Assigning a rule to the Prometheus host
Assign this rule explicitly to the host you just created, and confirm your entries with Save.
2.3. Service Discovery
Now that you have configured the special agent, it is time to run a service discovery on the Prometheus host.
3. Dynamic host configuration
3.1. General configuration
Monitoring Kubernetes clusters is probably one of the most common tasks that Prometheus performs. In order to ensure the integration of the sometimes very short-lived containers, which are orchestrated by Kubernetes and monitored with Prometheus — also in Checkmk without great effort — it is advisable to set up a dynamic host configuration. The data from the individual containers is forwarded as piggyback data to Checkmk.
Simply create a new connection using WATO > Hosts > Dynamic config > New connection, select Piggyback data as the connector type, and use Add new element to define the conditions under which new hosts should be created dynamically.
Please also note whether it is necessary for your environment to dynamically delete hosts again when no more data arrives at Checkmk via the Piggyback mechanism. Set the option Delete vanished hosts accordingly.

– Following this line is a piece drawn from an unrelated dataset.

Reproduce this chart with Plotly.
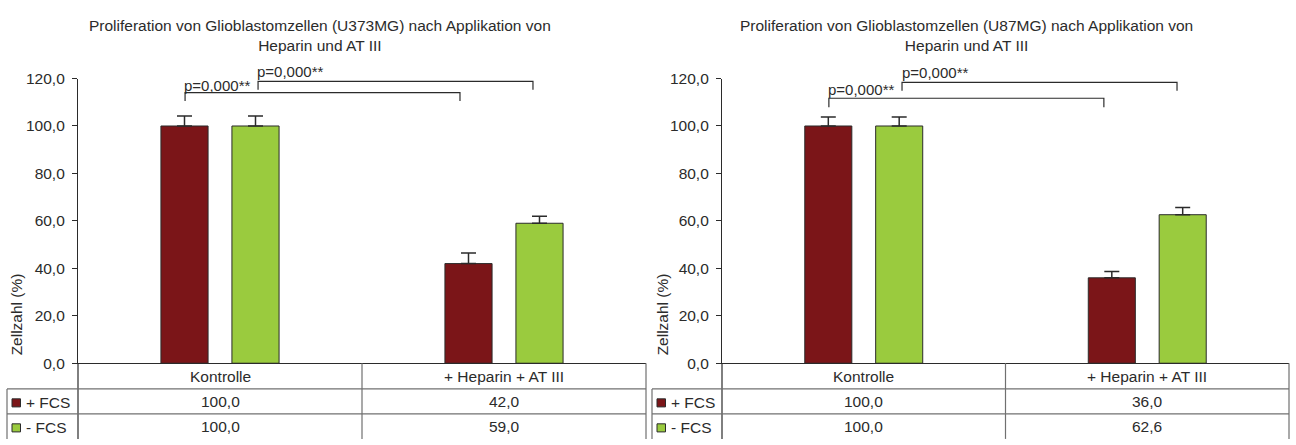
import plotly.graph_objects as go

# ---------------- data ----------------
categories = ["Kontrolle", "+ Heparin + AT III"]
series_names = ["+ FCS", "- FCS"]
titles = [
    "Proliferation von Glioblastomzellen (U373MG) nach Applikation von<br>Heparin und AT III",
    "Proliferation von Glioblastomzellen (U87MG) nach Applikation von<br>Heparin und AT III",
]
u373_plus = [100.0, 42.0]
u373_minus = [100.0, 59.0]
u373_plus_err = [4.2, 4.5]
u373_minus_err = [4.2, 3.0]
u87_plus = [100.0, 36.0]
u87_minus = [100.0, 62.6]
u87_plus_err = [3.8, 2.7]
u87_minus_err = [3.8, 3.0]
p_label = "p=0,000**"
y_ticks = [0, 20, 40, 60, 80, 100, 120]

# ---------------- style ----------------
W, H = 1296, 445
RED = "#7b1518"
GREEN = "#9acb3e"
DARK = "#2b2b2b"
GRID = "#707070"
FONT = "Liberation Sans, Arial, sans-serif"
FS = 15.5


def px(x):
    return x / W


def py(y):
    return 1 - y / H


panels = [
    dict(x0=78, x1=646, lab0=7, yt=16.5, tcx=320,
         plus=u373_plus, minus=u373_minus, pe=u373_plus_err, me=u373_minus_err,
         brA=(-0.123, 0.845, 114.1, 110.5), brB=(0.134, 1.102, 118.8, 115.3),
         lA=(-0.012, 116.9), lB=(0.246, 123.1)),
    dict(x0=722, x1=1289, lab0=652, yt=662.5, tcx=966,
         plus=u87_plus, minus=u87_minus, pe=u87_plus_err, me=u87_minus_err,
         brA=(-0.123, 0.847, 111.7, 107.9), brB=(0.135, 1.105, 118.4, 114.9),
         lA=(-0.008, 115.4), lB=(0.250, 122.7)),
]

Y0, Y120 = 368.3, 72.3
ROW1, ROW2 = 395, 421

fig = go.Figure()
shapes = []
annotations = []
xpos = [0, 1]
bw = 0.166

for i, p in enumerate(panels):
    xa = "x" if i == 0 else "x2"
    ya = "y" if i == 0 else "y2"
    for vals, errs, col, off, name in [
        (p["plus"], p["pe"], RED, -0.125 - bw / 2, series_names[0]),
        (p["minus"], p["me"], GREEN, 0.125 - bw / 2, series_names[1]),
    ]:
        fig.add_trace(go.Bar(
            x=xpos, y=vals, width=bw, offset=off, name=name, showlegend=False,
            marker=dict(color=col, line=dict(color=DARK, width=1)),
            error_y=dict(type="data", array=errs, arrayminus=[0] * len(errs),
                         symmetric=False, color=DARK, thickness=1.5, width=7.5),
            xaxis=xa, yaxis=ya,
        ))

    # brackets
    for (xl, xr, yh, yl) in (p["brA"], p["brB"]):
        shapes.append(dict(type="path", xref=xa, yref=ya,
                           path=f"M {xl},{yl} L {xl},{yh} L {xr},{yh} L {xr},{yl}",
                           line=dict(color=DARK, width=1.2)))
    for (lx, ly) in (p["lA"], p["lB"]):
        annotations.append(dict(x=lx, y=ly / 120.0, xref=xa, yref=ya + " domain", text=p_label,
                                showarrow=False, xanchor="center", yanchor="middle",
                                font=dict(size=15, color=DARK, family=FONT)))

    # title
    annotations.append(dict(x=px(p["tcx"]), y=py(6), xref="paper", yref="paper",
                            text=titles[i], showarrow=False, xanchor="center",
                            yanchor="top", align="center",
                            font=dict(size=FS, color=DARK, family=FONT)))
    # y title
    annotations.append(dict(x=px(p["yt"]), y=py(318), xref="paper", yref="paper",
                            text="Zellzahl (%)", textangle=-90, showarrow=False,
                            xanchor="center", yanchor="middle",
                            font=dict(size=FS, color=DARK, family=FONT)))

    # table lines
    x0, x1, lab0 = p["x0"], p["x1"], p["lab0"]
    xm = (x0 + x1) / 2
    tl = dict(color=GRID, width=1.2)
    shapes += [
        dict(type="line", xref="paper", yref="paper", x0=px(x1), x1=px(x1), y0=py(Y0), y1=py(H + 2), line=tl),
        dict(type="line", xref="paper", yref="paper", x0=px(xm), x1=px(xm), y0=py(Y0), y1=py(H + 2), line=tl),
        dict(type="line", xref="paper", yref="paper", x0=px(x0), x1=px(x0), y0=py(Y0), y1=py(H + 2), line=dict(color=DARK, width=1.2)),
        dict(type="line", xref="paper", yref="paper", x0=px(lab0), x1=px(lab0), y0=py(ROW1), y1=py(H + 2), line=tl),
        dict(type="line", xref="paper", yref="paper", x0=px(lab0), x1=px(x1), y0=py(ROW1), y1=py(ROW1), line=tl),
        dict(type="line", xref="paper", yref="paper", x0=px(lab0), x1=px(x1), y0=py(ROW2), y1=py(ROW2), line=tl),
    ]
    # table header (categories) and values
    for j, cat in enumerate(categories):
        annotations.append(dict(x=xpos[j], y=py(382), xref=xa, yref="paper", text=cat,
                                showarrow=False, xanchor="center", yanchor="middle",
                                font=dict(size=FS, color=DARK, family=FONT)))
        for vals, yc in ((p["plus"], 408.5), (p["minus"], 434)):
            annotations.append(dict(x=xpos[j], y=py(yc), xref=xa, yref="paper",
                                    text=f"{vals[j]:.1f}".replace(".", ","),
                                    showarrow=False, xanchor="center", yanchor="middle",
                                    font=dict(size=FS, color=DARK, family=FONT)))
    # row labels with swatches
    for name, col, yc in ((series_names[0], RED, 409.5), (series_names[1], GREEN, 435.5)):
        shapes.append(dict(type="rect", xref="paper", yref="paper",
                           x0=px(lab0 + 5), x1=px(lab0 + 13.5), y0=py(yc - 4.2), y1=py(yc + 4.2),
                           fillcolor=col, line=dict(color=DARK, width=1)))
        annotations.append(dict(x=px(lab0 + 17), y=py(yc), xref="paper", yref="paper",
                                text=name, showarrow=False, xanchor="left", yanchor="middle",
                                font=dict(size=FS, color=DARK, family=FONT)))

yd = [py(Y0), py(Y120)]
axis_common_y = dict(range=[0, 120], tickvals=y_ticks, tickformat=".1f", showgrid=False,
                     zeroline=False, showline=True, linecolor=DARK, linewidth=1.2,
                     ticks="outside", ticklen=5, tickcolor=DARK, tickwidth=1.2,
                     ticklabelstandoff=4,
                     tickfont=dict(size=FS, color=DARK, family=FONT), domain=yd)
axis_common_x = dict(range=[-0.5, 1.5], showgrid=False, zeroline=False, showline=True,
                     linecolor=DARK, linewidth=1.2, showticklabels=False, ticks="")

fig.update_layout(
    width=W, height=H, margin=dict(l=0, r=0, t=0, b=0),
    paper_bgcolor="white", plot_bgcolor="white",
    separators=",.",
    barmode="group",
    xaxis=dict(domain=[px(78), px(646)], anchor="y", **axis_common_x),
    yaxis=dict(anchor="x", **axis_common_y),
    xaxis2=dict(domain=[px(722), px(1289)], anchor="y2", **axis_common_x),
    yaxis2=dict(anchor="x2", **axis_common_y),
    shapes=shapes, annotations=annotations,
    font=dict(family=FONT, color=DARK),
)

fig.write_html("out.html")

3.2. Special feature in interactions with cAdvisor
Containers usually receive a new ID when they are restarted. In Checkmk the metrics from the host with the old ID are not automatically transferred to the new ID. In most cases, that wouldn’t make any sense. In the case of containers, however, this can be very useful, as seen in the example above. If a container is only restarted, you probably do not want to lose its history. To achieve this, do not create the containers under their ID, but instead under their name (option Name - Use the container’s name in the Prometheus rule). In this way, with the Delete vanished hosts option in the dynamic host configuration you can still delete containers that no longer exist, without having to fear that their history will also be lost. Instead, this will be continued — by the use of the identical container name — even if it is actually a different container which uses the same name.